5. If real GDP is $100 billion in 1950 and $230 billion in 2000, what is the cumulative growth of real GDP? What is the average annual growth rate?

6. If nominal GDP is $220 billion in 1950 and $680 billion in 2000, what is the cumulative growth rate of nominal GDP? What is the average annual growth rate?

7. Suppose that in the year 2000, nominal GDP is $800 billion and real GDP is $757 billion. In 2003 nominal GDP is $920 billion and real GDP is $810 billion. What is the value of the GDP deflator in 2000? What is the value of the GDP deflator in 2003? Calculate the cumulative growth from 2000 to 2003 of nominal GDP, real GDP, and the deflator. The growth rate of the GDP deflator is called inflation. Which is a better approximation:

(a) growth in nominal GDP = (growth in real GDP) x (inflation); or

(b) growth in nominal GDP = (growth in real GDP) + (inflation)

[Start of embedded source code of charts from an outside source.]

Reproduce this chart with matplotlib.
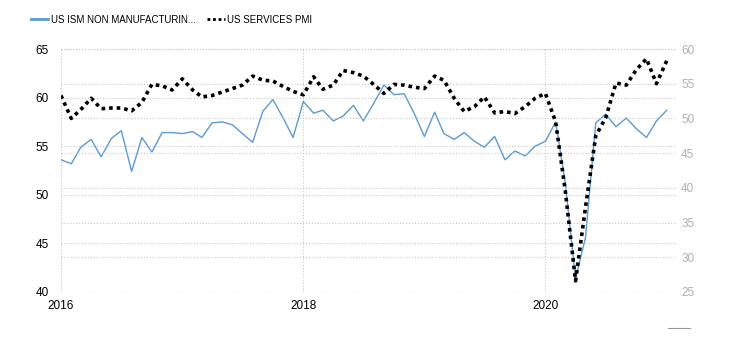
import numpy as np
import matplotlib
matplotlib.use('Agg')
import matplotlib.pyplot as plt
from matplotlib.lines import Line2D

plt.rcParams['font.family'] = ['Liberation Sans', 'DejaVu Sans']

# mois de janv. 2016 a janv. 2021
mois = np.arange('2016-01', '2021-02', dtype='datetime64[M]').astype('datetime64[D]')

# ISM non manufacturier (axe gauche)
ism = [53.6, 53.2, 54.9, 55.7, 53.9, 55.8, 56.6, 52.4, 55.9, 54.4, 56.4, 56.4,
       56.3, 56.5, 55.9, 57.4, 57.5, 57.2, 56.3, 55.4, 58.6, 59.8, 57.9, 55.9,
       59.6, 58.4, 58.7, 57.6, 58.1, 59.2, 57.6, 59.4, 61.3, 60.3, 60.4, 58.4,
       56.0, 58.5, 56.3, 55.7, 56.4, 55.5, 54.9, 56.0, 53.6, 54.5, 54.0, 55.0,
       55.5, 57.5, 51.2, 41.4, 45.6, 57.4, 58.3, 57.0, 57.9, 56.8, 55.9, 57.6, 58.7]

# PMI services (axe droit)
pmi = [53.3, 50.0, 51.3, 52.9, 51.4, 51.5, 51.5, 51.1, 52.3, 54.9, 54.7, 54.1,
       55.7, 54.1, 53.1, 53.3, 53.8, 54.3, 54.8, 56.1, 55.5, 55.4, 54.6, 53.9,
       53.4, 56.0, 54.2, 54.8, 56.9, 56.6, 56.1, 54.9, 53.6, 54.9, 54.8, 54.5,
       54.3, 56.1, 55.5, 52.9, 51.0, 51.7, 53.1, 50.8, 51.0, 50.7, 51.7, 52.9,
       53.6, 49.5, 39.6, 26.6, 37.2, 47.5, 50.1, 55.1, 54.8, 57.0, 58.6, 55.0, 58.3]

annees = ['2016', '2018', '2020']
ticks_x = np.array(['2016-01-01', '2018-01-01', '2020-01-01'], dtype='datetime64[D]')
ticks_gauche = [40, 45, 50, 55, 60, 65]
ticks_droite = [25, 30, 35, 40, 45, 50, 55, 60]

fig = plt.figure(figsize=(7.3, 3.4), dpi=100)
ax = fig.add_axes([61 / 730, 1 - 292 / 340, (677 - 61) / 730, (292 - 49) / 340])
ax2 = ax.twinx()

grille = dict(color='#c8c8c8', linestyle=':', linewidth=0.8)

ax.plot(mois, ism, color='#5b9bd5', linewidth=1.0, label='US ISM NON MANUFACTURIN...')
ax2.plot(mois, pmi, color='black', linewidth=2.6, linestyle=(0, (1, 1.1)),
         label='US SERVICES PMI')

ax.set_xlim(np.datetime64('2016-01-01'), np.datetime64('2021-02-01'))
ax.set_ylim(40, 65)
ax2.set_ylim(25, 60)

ax.set_xticks(ticks_x)
ax.set_xticklabels(annees)
ax.set_yticks(ticks_gauche)
ax2.set_yticks(ticks_droite)

ax.grid(True, axis='both', **grille)
ax2.grid(True, axis='y', **grille)

ax.tick_params(axis='both', length=0, labelsize=8.5, colors='black')
ax.tick_params(axis='y', pad=9)
ax.tick_params(axis='x', pad=6)
ax2.tick_params(axis='y', length=0, labelsize=8.5, colors='#b0b0b0', pad=3)

for a in (ax, ax2):
    for s in a.spines.values():
        s.set_visible(False)

# legende en haut
lignes = [Line2D([], [], color='#5b9bd5', linewidth=2.0),
          Line2D([], [], color='black', linewidth=2.0, linestyle=(0, (1, 1)))]
fig.legend(lignes, ['US ISM NON MANUFACTURIN...', 'US SERVICES PMI'],
           loc='upper left', bbox_to_anchor=(22 / 730, 1 - 6 / 340), ncol=2,
           frameon=False, fontsize=7, handlelength=1.8, handletextpad=0.25,
           columnspacing=1.2)

# petit trait gris en bas a droite
fig.add_artist(Line2D([668 / 730, 690 / 730], [1 - 328 / 340, 1 - 328 / 340],
                      color='#999999', linewidth=0.8))

fig.savefig('out.png', dpi=100)
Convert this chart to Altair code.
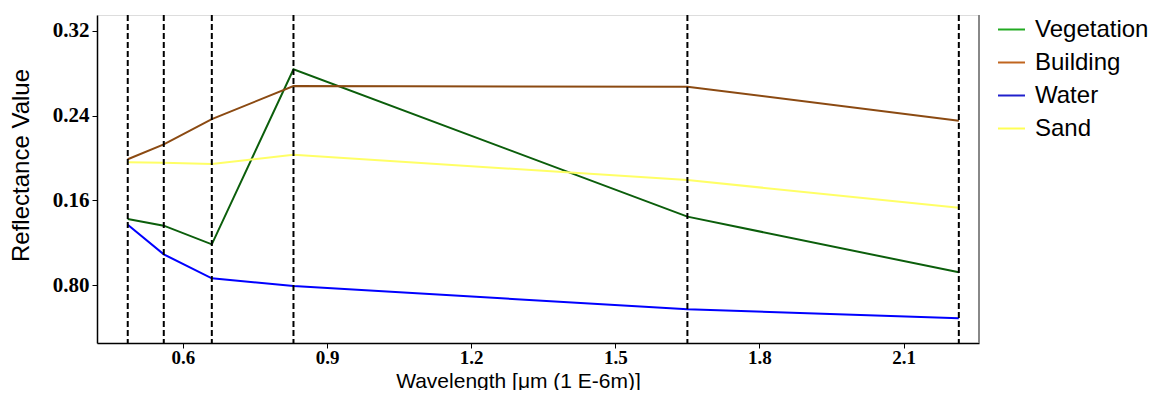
import altair as alt
import pandas as pd

# ---- data ----
BANDS = [0.485, 0.56, 0.66, 0.83, 1.65, 2.215]
SERIES = ["Vegetation", "Building", "Water", "Sand"]
VEGETATION = [0.1425, 0.1362, 0.1186, 0.2836, 0.1447, 0.0922]
BUILDING = [0.1988, 0.2129, 0.2367, 0.2678, 0.2672, 0.2351]
WATER = [0.1371, 0.1092, 0.0866, 0.0793, 0.0574, 0.0489]
SAND = [0.1959, 0.1956, 0.1943, 0.2031, 0.1792, 0.1531]

X_TICKS = [0.6, 0.9, 1.2, 1.5, 1.8, 2.1]
Y_TICKS = [0.08, 0.16, 0.24, 0.32]
Y_TICK_LABELS = ["0.80", "0.16", "0.24", "0.32"]
X_DOMAIN = [0.421, 2.257]
Y_DOMAIN = [0.0256, 0.3348]

LINE_COLORS = ["#0b5e0b", "#8b4a12", "#0000ff", "#ffff66"]
LEGEND_COLORS = ["#22aa22", "#c0651f", "#2020cc", "#ffff55"]

rows = []
for name, vals in zip(SERIES, [VEGETATION, BUILDING, WATER, SAND]):
    for b, v in zip(BANDS, vals):
        rows.append({"series": name, "wavelength": b, "reflectance": v})
df = pd.DataFrame(rows)
bands_df = pd.DataFrame({"band": BANDS})
edge_df = pd.DataFrame({"edge": [X_DOMAIN[1]]})

label_expr = " : ".join(
    f"datum.value == {t} ? '{l}'" for t, l in zip(Y_TICKS, Y_TICK_LABELS)
) + " : ''"

x_enc = alt.X(
    "wavelength:Q",
    scale=alt.Scale(domain=X_DOMAIN, nice=False, zero=False),
    axis=alt.Axis(
        values=X_TICKS, format=".1f", title="Wavelength [μm (1 E-6m)]",
        grid=False, domain=True, domainColor="black", domainWidth=1.5,
        tickColor="black", tickSize=5,
        labelFont="Liberation Serif", labelFontWeight="bold", labelFontSize=19,
        labelColor="black", labelPadding=0,
        titleFont="Liberation Sans", titleFontWeight="normal", titleFontSize=21,
        titleColor="black", titleX=421, titleY=44, titleBaseline="alphabetic",
        titleAlign="center",
    ),
)
y_enc = alt.Y(
    "reflectance:Q",
    scale=alt.Scale(domain=Y_DOMAIN, nice=False, zero=False),
    axis=alt.Axis(
        values=Y_TICKS, labelExpr=label_expr, title="Reflectance Value",
        grid=False, domain=True, domainColor="black", domainWidth=1.5,
        tickColor="black", tickSize=5,
        labelFont="Liberation Serif", labelFontWeight="bold", labelFontSize=21,
        labelColor="black", labelPadding=3,
        titleFont="Liberation Sans", titleFontWeight="normal", titleFontSize=24,
        titleColor="black", titleX=-76, titleY=150, titleAngle=-90,
        titleBaseline="middle", titleAlign="center",
    ),
)

lines = alt.Chart(df).mark_line(strokeWidth=2).encode(
    x=x_enc,
    y=y_enc,
    color=alt.Color("series:N", sort=SERIES,
                    scale=alt.Scale(domain=SERIES, range=LINE_COLORS), legend=None),
)

legend_layer = alt.Chart(df).mark_line(strokeWidth=2, opacity=0).encode(
    x="wavelength:Q",
    y="reflectance:Q",
    stroke=alt.Stroke(
        "series:N", sort=SERIES,
        scale=alt.Scale(domain=SERIES, range=LEGEND_COLORS),
        legend=alt.Legend(
            title=None, orient="none", legendX=900, legendY=0,
            symbolType="stroke", symbolSize=729, symbolStrokeWidth=2,
            symbolOpacity=1, labelFont="Liberation Sans", labelFontSize=24,
            labelColor="black", labelOffset=9, rowPadding=6, labelLimit=300,
        ),
    ),
)

band_rules = alt.Chart(bands_df).mark_rule(
    color="black", strokeWidth=2, strokeDash=[6, 3]
).encode(x="band:Q")

right_edge = alt.Chart(edge_df).mark_rule(color="#888888", strokeWidth=2).encode(
    x="edge:Q"
)

chart = alt.layer(lines, legend_layer, band_rules, right_edge).resolve_scale(
    color="independent", stroke="independent"
).properties(
    width=882, height=328,
    autosize=alt.AutoSizeParams(type="none"),
    padding={"left": 89, "top": 7, "right": 182, "bottom": 47},
).configure_view(stroke="black", strokeWidth=1.5).configure(background="white")

chart.save("out.html", embed_options={"renderer": "svg", "actions": False})
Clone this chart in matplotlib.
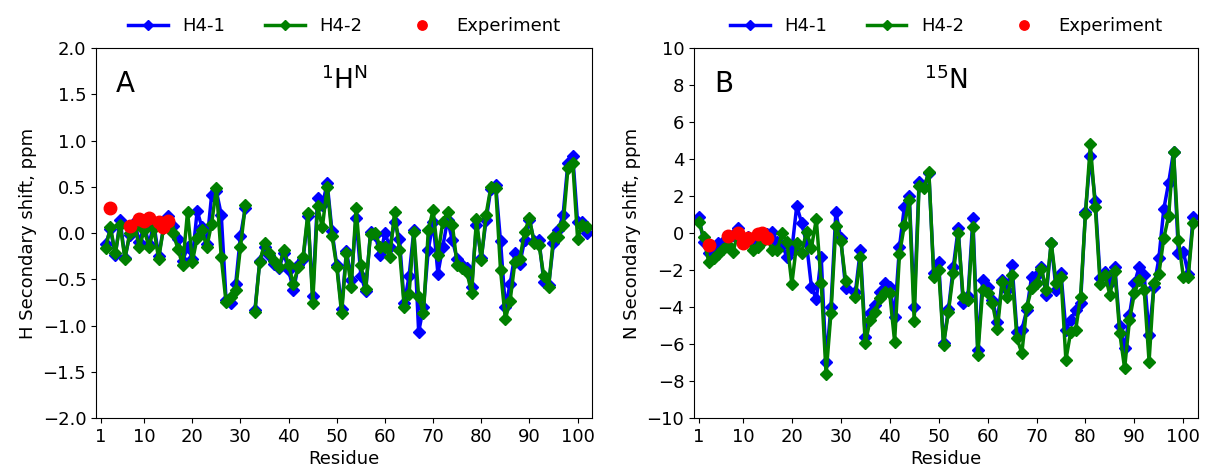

8. Using the figures in problem (7) calculate the average annual growth rate of nominal GDP, real GDP, and inflation. Compare the approximations (a) and (b) above for the average annual growth rates.

9. Suppose that real GDP grows at an average rate of 2 percent per year, and population grows at an average rate of 1.5 percent per year. What would you guess is the average growth rate of GDP per capita? Check your answer by letting GDP start at $100 billion and population start at 10 million. After one year, suppose that GDP has increased by 2 percent and population has increased by 1.5 percent. Calculate the ratio of GDP to population in each year. What is the growth rate of this ratio?

10. Suppose that real GDP grows at an average rate of 3 percent per year, and the total number of hours worked grows at a rate of 1 percent per year. What would you guess is the average growth rate of productivity (output per hour)? Check your answer by letting GDP start at $100 billion and hours worked equal 7.2 billion. Calculate output per hour, which is the ratio of GDP to hours worked. Then let GDP grow by 3 percent and let hours worked grow by 1 percent. What is the growth rate of the ratio of GDP to hours worked?

11. Recall that GDP per capita is equal to output per hour times the number of hours worked per capita. If output per hour grows at 2.5 percent, but the number of hours worked per capita falls by 1 percent, what do you think will happen to real GDP per capita? Check your answer by letting real GDP start at $100 billion, hours worked equal 7.2 billion, and population equal 10 million. Compute the ratios of GDP per capita, GDP per hour, and hours worked per capita. Let GDP per hour grow by 2.5 percent and let hours worked per capita grow by (- 1) percent. Finally, compute the new ratio of GDP per capita.